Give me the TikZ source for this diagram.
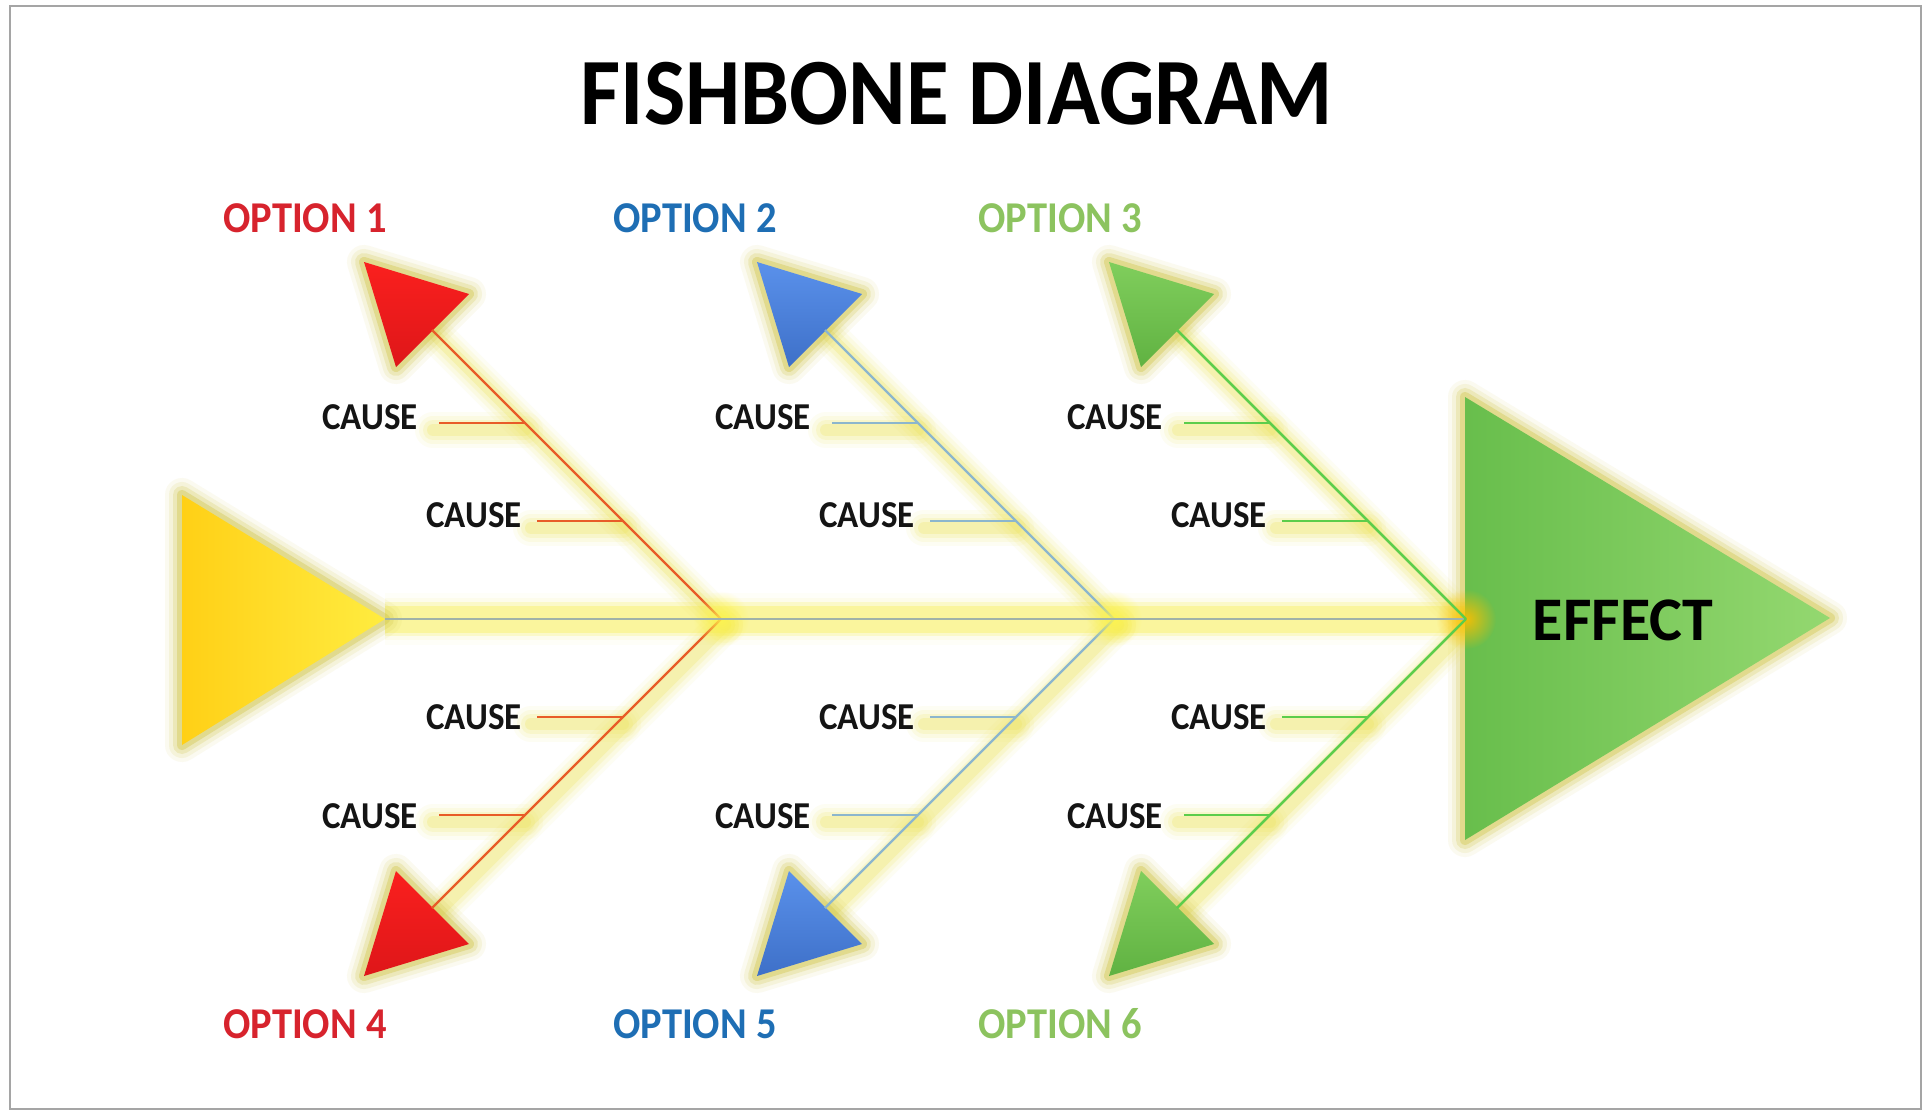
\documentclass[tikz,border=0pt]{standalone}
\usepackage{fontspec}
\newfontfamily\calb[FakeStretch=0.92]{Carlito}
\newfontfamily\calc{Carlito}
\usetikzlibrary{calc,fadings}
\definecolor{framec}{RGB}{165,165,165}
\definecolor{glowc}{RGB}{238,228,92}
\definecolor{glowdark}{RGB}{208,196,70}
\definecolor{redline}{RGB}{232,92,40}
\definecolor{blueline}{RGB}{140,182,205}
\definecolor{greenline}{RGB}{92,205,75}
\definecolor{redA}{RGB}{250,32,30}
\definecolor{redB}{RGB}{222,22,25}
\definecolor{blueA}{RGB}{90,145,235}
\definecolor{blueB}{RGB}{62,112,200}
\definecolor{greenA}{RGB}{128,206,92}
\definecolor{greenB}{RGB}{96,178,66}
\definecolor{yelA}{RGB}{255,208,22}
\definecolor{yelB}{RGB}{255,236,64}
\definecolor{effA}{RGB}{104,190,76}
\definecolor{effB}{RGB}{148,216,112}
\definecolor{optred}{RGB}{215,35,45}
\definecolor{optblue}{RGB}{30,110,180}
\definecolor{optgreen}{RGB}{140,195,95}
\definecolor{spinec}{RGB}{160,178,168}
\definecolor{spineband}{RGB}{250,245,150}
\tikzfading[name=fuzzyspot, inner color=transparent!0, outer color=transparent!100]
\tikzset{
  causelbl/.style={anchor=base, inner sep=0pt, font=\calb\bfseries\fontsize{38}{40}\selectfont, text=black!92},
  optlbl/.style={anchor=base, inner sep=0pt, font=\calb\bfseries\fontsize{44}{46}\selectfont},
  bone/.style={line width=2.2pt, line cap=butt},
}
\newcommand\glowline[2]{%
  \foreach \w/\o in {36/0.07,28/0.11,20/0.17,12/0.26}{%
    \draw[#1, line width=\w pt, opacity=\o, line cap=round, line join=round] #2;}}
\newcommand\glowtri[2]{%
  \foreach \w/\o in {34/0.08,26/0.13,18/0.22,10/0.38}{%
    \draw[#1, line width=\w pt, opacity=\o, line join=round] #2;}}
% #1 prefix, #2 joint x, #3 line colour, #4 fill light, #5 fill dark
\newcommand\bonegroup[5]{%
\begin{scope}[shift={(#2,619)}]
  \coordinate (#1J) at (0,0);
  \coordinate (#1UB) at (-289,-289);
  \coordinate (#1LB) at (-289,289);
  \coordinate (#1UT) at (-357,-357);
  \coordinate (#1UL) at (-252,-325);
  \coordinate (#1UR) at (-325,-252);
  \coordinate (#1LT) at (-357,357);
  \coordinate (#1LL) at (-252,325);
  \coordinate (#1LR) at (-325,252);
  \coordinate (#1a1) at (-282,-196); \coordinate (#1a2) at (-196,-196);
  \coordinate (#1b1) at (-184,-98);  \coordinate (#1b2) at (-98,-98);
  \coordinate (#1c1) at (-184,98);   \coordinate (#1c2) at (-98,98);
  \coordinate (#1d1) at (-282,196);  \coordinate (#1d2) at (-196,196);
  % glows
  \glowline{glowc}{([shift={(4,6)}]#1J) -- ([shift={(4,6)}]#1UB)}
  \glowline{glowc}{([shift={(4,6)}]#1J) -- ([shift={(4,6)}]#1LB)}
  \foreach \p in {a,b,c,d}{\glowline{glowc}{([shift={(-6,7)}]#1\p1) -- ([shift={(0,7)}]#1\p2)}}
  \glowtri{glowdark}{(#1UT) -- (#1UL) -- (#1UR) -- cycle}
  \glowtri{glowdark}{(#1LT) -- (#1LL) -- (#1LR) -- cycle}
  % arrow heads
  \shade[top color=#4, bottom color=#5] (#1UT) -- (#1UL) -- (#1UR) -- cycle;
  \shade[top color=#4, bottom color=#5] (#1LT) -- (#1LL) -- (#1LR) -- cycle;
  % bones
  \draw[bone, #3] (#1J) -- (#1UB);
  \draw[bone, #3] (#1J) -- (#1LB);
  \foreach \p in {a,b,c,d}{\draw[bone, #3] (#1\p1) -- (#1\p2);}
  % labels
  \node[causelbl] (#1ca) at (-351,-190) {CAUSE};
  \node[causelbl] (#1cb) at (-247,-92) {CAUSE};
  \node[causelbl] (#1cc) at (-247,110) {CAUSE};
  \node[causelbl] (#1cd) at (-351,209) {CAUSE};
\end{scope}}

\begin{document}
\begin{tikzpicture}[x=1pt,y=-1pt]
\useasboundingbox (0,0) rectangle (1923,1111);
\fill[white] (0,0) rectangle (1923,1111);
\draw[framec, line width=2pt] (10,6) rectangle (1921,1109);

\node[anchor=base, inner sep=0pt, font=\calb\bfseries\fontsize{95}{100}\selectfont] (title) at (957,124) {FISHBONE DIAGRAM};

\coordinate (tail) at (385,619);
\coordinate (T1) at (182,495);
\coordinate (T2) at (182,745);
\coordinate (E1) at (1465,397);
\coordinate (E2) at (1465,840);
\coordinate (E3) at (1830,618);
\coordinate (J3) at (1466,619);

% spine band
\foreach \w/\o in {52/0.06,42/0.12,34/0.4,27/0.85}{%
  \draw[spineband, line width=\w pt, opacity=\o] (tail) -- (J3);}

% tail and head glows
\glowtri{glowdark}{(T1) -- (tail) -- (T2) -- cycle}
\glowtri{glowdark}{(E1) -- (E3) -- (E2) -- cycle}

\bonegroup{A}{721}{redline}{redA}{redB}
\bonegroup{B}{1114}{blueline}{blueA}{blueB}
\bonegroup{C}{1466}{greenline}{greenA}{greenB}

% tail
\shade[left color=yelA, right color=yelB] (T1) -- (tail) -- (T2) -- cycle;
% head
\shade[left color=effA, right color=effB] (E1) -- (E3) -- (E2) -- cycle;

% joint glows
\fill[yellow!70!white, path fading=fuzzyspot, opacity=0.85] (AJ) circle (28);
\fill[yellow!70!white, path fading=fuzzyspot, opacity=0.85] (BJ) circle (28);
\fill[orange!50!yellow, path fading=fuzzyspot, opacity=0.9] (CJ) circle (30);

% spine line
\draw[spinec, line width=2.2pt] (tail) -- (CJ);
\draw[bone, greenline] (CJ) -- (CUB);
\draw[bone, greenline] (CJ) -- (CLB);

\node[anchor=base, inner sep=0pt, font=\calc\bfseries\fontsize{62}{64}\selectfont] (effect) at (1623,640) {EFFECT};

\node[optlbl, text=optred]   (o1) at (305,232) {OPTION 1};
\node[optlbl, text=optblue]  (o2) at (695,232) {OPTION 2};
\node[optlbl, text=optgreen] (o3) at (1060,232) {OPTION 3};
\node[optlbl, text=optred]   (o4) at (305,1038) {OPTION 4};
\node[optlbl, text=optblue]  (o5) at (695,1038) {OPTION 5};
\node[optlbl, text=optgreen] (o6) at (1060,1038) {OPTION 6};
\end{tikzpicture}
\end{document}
****************************************
_Task directions_.
Every line above should be returned word for word, with the pictures left behind.

_Answer_.
Give me the TikZ source for this diagram.
\documentclass[tikz,border=0pt]{standalone}
\usepackage{fontspec}
\newfontfamily\calb[FakeStretch=0.92]{Carlito}
\newfontfamily\calc{Carlito}
\usetikzlibrary{calc,fadings}
\definecolor{framec}{RGB}{165,165,165}
\definecolor{glowc}{RGB}{238,228,92}
\definecolor{glowdark}{RGB}{208,196,70}
\definecolor{redline}{RGB}{232,92,40}
\definecolor{blueline}{RGB}{140,182,205}
\definecolor{greenline}{RGB}{92,205,75}
\definecolor{redA}{RGB}{250,32,30}
\definecolor{redB}{RGB}{222,22,25}
\definecolor{blueA}{RGB}{90,145,235}
\definecolor{blueB}{RGB}{62,112,200}
\definecolor{greenA}{RGB}{128,206,92}
\definecolor{greenB}{RGB}{96,178,66}
\definecolor{yelA}{RGB}{255,208,22}
\definecolor{yelB}{RGB}{255,236,64}
\definecolor{effA}{RGB}{104,190,76}
\definecolor{effB}{RGB}{148,216,112}
\definecolor{optred}{RGB}{215,35,45}
\definecolor{optblue}{RGB}{30,110,180}
\definecolor{optgreen}{RGB}{140,195,95}
\definecolor{spinec}{RGB}{160,178,168}
\definecolor{spineband}{RGB}{250,245,150}
\tikzfading[name=fuzzyspot, inner color=transparent!0, outer color=transparent!100]
\tikzset{
  causelbl/.style={anchor=base, inner sep=0pt, font=\calb\bfseries\fontsize{38}{40}\selectfont, text=black!92},
  optlbl/.style={anchor=base, inner sep=0pt, font=\calb\bfseries\fontsize{44}{46}\selectfont},
  bone/.style={line width=2.2pt, line cap=butt},
}
\newcommand\glowline[2]{%
  \foreach \w/\o in {36/0.07,28/0.11,20/0.17,12/0.26}{%
    \draw[#1, line width=\w pt, opacity=\o, line cap=round, line join=round] #2;}}
\newcommand\glowtri[2]{%
  \foreach \w/\o in {34/0.08,26/0.13,18/0.22,10/0.38}{%
    \draw[#1, line width=\w pt, opacity=\o, line join=round] #2;}}
% #1 prefix, #2 joint x, #3 line colour, #4 fill light, #5 fill dark
\newcommand\bonegroup[5]{%
\begin{scope}[shift={(#2,619)}]
  \coordinate (#1J) at (0,0);
  \coordinate (#1UB) at (-289,-289);
  \coordinate (#1LB) at (-289,289);
  \coordinate (#1UT) at (-357,-357);
  \coordinate (#1UL) at (-252,-325);
  \coordinate (#1UR) at (-325,-252);
  \coordinate (#1LT) at (-357,357);
  \coordinate (#1LL) at (-252,325);
  \coordinate (#1LR) at (-325,252);
  \coordinate (#1a1) at (-282,-196); \coordinate (#1a2) at (-196,-196);
  \coordinate (#1b1) at (-184,-98);  \coordinate (#1b2) at (-98,-98);
  \coordinate (#1c1) at (-184,98);   \coordinate (#1c2) at (-98,98);
  \coordinate (#1d1) at (-282,196);  \coordinate (#1d2) at (-196,196);
  % glows
  \glowline{glowc}{([shift={(4,6)}]#1J) -- ([shift={(4,6)}]#1UB)}
  \glowline{glowc}{([shift={(4,6)}]#1J) -- ([shift={(4,6)}]#1LB)}
  \foreach \p in {a,b,c,d}{\glowline{glowc}{([shift={(-6,7)}]#1\p1) -- ([shift={(0,7)}]#1\p2)}}
  \glowtri{glowdark}{(#1UT) -- (#1UL) -- (#1UR) -- cycle}
  \glowtri{glowdark}{(#1LT) -- (#1LL) -- (#1LR) -- cycle}
  % arrow heads
  \shade[top color=#4, bottom color=#5] (#1UT) -- (#1UL) -- (#1UR) -- cycle;
  \shade[top color=#4, bottom color=#5] (#1LT) -- (#1LL) -- (#1LR) -- cycle;
  % bones
  \draw[bone, #3] (#1J) -- (#1UB);
  \draw[bone, #3] (#1J) -- (#1LB);
  \foreach \p in {a,b,c,d}{\draw[bone, #3] (#1\p1) -- (#1\p2);}
  % labels
  \node[causelbl] (#1ca) at (-351,-190) {CAUSE};
  \node[causelbl] (#1cb) at (-247,-92) {CAUSE};
  \node[causelbl] (#1cc) at (-247,110) {CAUSE};
  \node[causelbl] (#1cd) at (-351,209) {CAUSE};
\end{scope}}

\begin{document}
\begin{tikzpicture}[x=1pt,y=-1pt]
\useasboundingbox (0,0) rectangle (1923,1111);
\fill[white] (0,0) rectangle (1923,1111);
\draw[framec, line width=2pt] (10,6) rectangle (1921,1109);

\node[anchor=base, inner sep=0pt, font=\calb\bfseries\fontsize{95}{100}\selectfont] (title) at (957,124) {FISHBONE DIAGRAM};

\coordinate (tail) at (385,619);
\coordinate (T1) at (182,495);
\coordinate (T2) at (182,745);
\coordinate (E1) at (1465,397);
\coordinate (E2) at (1465,840);
\coordinate (E3) at (1830,618);
\coordinate (J3) at (1466,619);

% spine band
\foreach \w/\o in {52/0.06,42/0.12,34/0.4,27/0.85}{%
  \draw[spineband, line width=\w pt, opacity=\o] (tail) -- (J3);}

% tail and head glows
\glowtri{glowdark}{(T1) -- (tail) -- (T2) -- cycle}
\glowtri{glowdark}{(E1) -- (E3) -- (E2) -- cycle}

\bonegroup{A}{721}{redline}{redA}{redB}
\bonegroup{B}{1114}{blueline}{blueA}{blueB}
\bonegroup{C}{1466}{greenline}{greenA}{greenB}

% tail
\shade[left color=yelA, right color=yelB] (T1) -- (tail) -- (T2) -- cycle;
% head
\shade[left color=effA, right color=effB] (E1) -- (E3) -- (E2) -- cycle;

% joint glows
\fill[yellow!70!white, path fading=fuzzyspot, opacity=0.85] (AJ) circle (28);
\fill[yellow!70!white, path fading=fuzzyspot, opacity=0.85] (BJ) circle (28);
\fill[orange!50!yellow, path fading=fuzzyspot, opacity=0.9] (CJ) circle (30);

% spine line
\draw[spinec, line width=2.2pt] (tail) -- (CJ);
\draw[bone, greenline] (CJ) -- (CUB);
\draw[bone, greenline] (CJ) -- (CLB);

\node[anchor=base, inner sep=0pt, font=\calc\bfseries\fontsize{62}{64}\selectfont] (effect) at (1623,640) {EFFECT};

\node[optlbl, text=optred]   (o1) at (305,232) {OPTION 1};
\node[optlbl, text=optblue]  (o2) at (695,232) {OPTION 2};
\node[optlbl, text=optgreen] (o3) at (1060,232) {OPTION 3};
\node[optlbl, text=optred]   (o4) at (305,1038) {OPTION 4};
\node[optlbl, text=optblue]  (o5) at (695,1038) {OPTION 5};
\node[optlbl, text=optgreen] (o6) at (1060,1038) {OPTION 6};
\end{tikzpicture}
\end{document}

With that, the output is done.